Repeat what the lines below say, word for word, and skip every image.
--- --- ---
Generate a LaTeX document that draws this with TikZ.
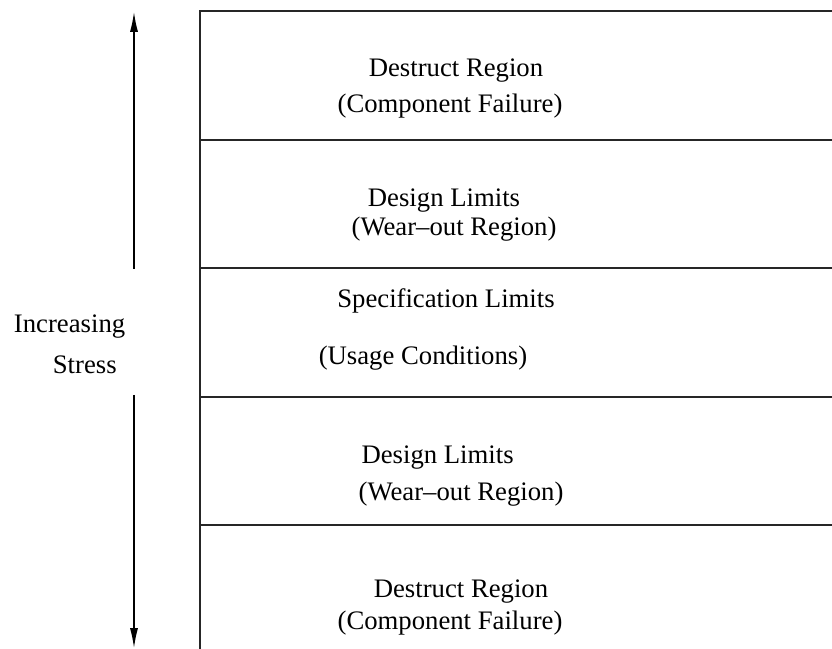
\documentclass[tikz,border=0pt]{standalone}
\usepackage{fontspec}
\setmainfont{Liberation Serif}
\usetikzlibrary{arrows.meta, positioning}

\begin{document}
\begin{tikzpicture}[
    every node/.style={font=\fontsize{19}{23}\selectfont},
    region/.style={line width=1.1pt, black!85},
    stress/.style={line width=1pt, -{Latex[length=5mm,width=2mm]}}
  ]
    \useasboundingbox (0,0) rectangle (20.8,16.225);

    % Regions
    \draw[region] (20.8,15.95) -- (5,15.95) -- (5,0);
    \foreach \y in {12.725,9.525,6.3,3.1}
    \draw[region] (5,\y) -- (20.8,\y);

    % Stress
    \node (inc) at (1.74,8.05) {Increasing};
    \node (str) at (2.12,7.1) {Stress};
    \coordinate (up) at (3.35,15.93);
    \coordinate (upstart) at (3.35,9.5);
    \coordinate (down) at (3.35,0.02);
    \coordinate (downstart) at (3.35,6.35);
    \draw[stress] (upstart) -- (up);
    \draw[stress] (downstart) -- (down);

    % Labels
    \node (dtop) at (11.4,14.45) {Destruct Region};
    \node (ctop) at (11.25,13.575) {(Component Failure)};
    \node (ltop) at (11.1,11.2) {Design Limits};
    \node (wtop) at (11.35,10.5) {(Wear--out Region)};
    \node (spec) at (11.15,8.7) {Specification Limits};
    \node (usage) at (10.575,7.275) {(Usage Conditions)};
    \node (lbot) at (10.94,4.775) {Design Limits};
    \node (wbot) at (11.525,3.875) {(Wear--out Region)};
    \node (dbot) at (11.525,1.43) {Destruct Region};
    \node (cbot) at (11.25,0.65) {(Component Failure)};
  \end{tikzpicture}
\end{document}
--- --- ---
▶ Solved exercise
Generate a LaTeX document that draws this with TikZ.
\documentclass[tikz,border=0pt]{standalone}
\usepackage{fontspec}
\setmainfont{Liberation Serif}
\usetikzlibrary{arrows.meta, positioning}

\begin{document}
\begin{tikzpicture}[
    every node/.style={font=\fontsize{19}{23}\selectfont},
    region/.style={line width=1.1pt, black!85},
    stress/.style={line width=1pt, -{Latex[length=5mm,width=2mm]}}
  ]
    \useasboundingbox (0,0) rectangle (20.8,16.225);

    % Regions
    \draw[region] (20.8,15.95) -- (5,15.95) -- (5,0);
    \foreach \y in {12.725,9.525,6.3,3.1}
    \draw[region] (5,\y) -- (20.8,\y);

    % Stress
    \node (inc) at (1.74,8.05) {Increasing};
    \node (str) at (2.12,7.1) {Stress};
    \coordinate (up) at (3.35,15.93);
    \coordinate (upstart) at (3.35,9.5);
    \coordinate (down) at (3.35,0.02);
    \coordinate (downstart) at (3.35,6.35);
    \draw[stress] (upstart) -- (up);
    \draw[stress] (downstart) -- (down);

    % Labels
    \node (dtop) at (11.4,14.45) {Destruct Region};
    \node (ctop) at (11.25,13.575) {(Component Failure)};
    \node (ltop) at (11.1,11.2) {Design Limits};
    \node (wtop) at (11.35,10.5) {(Wear--out Region)};
    \node (spec) at (11.15,8.7) {Specification Limits};
    \node (usage) at (10.575,7.275) {(Usage Conditions)};
    \node (lbot) at (10.94,4.775) {Design Limits};
    \node (wbot) at (11.525,3.875) {(Wear--out Region)};
    \node (dbot) at (11.525,1.43) {Destruct Region};
    \node (cbot) at (11.25,0.65) {(Component Failure)};
  \end{tikzpicture}
\end{document}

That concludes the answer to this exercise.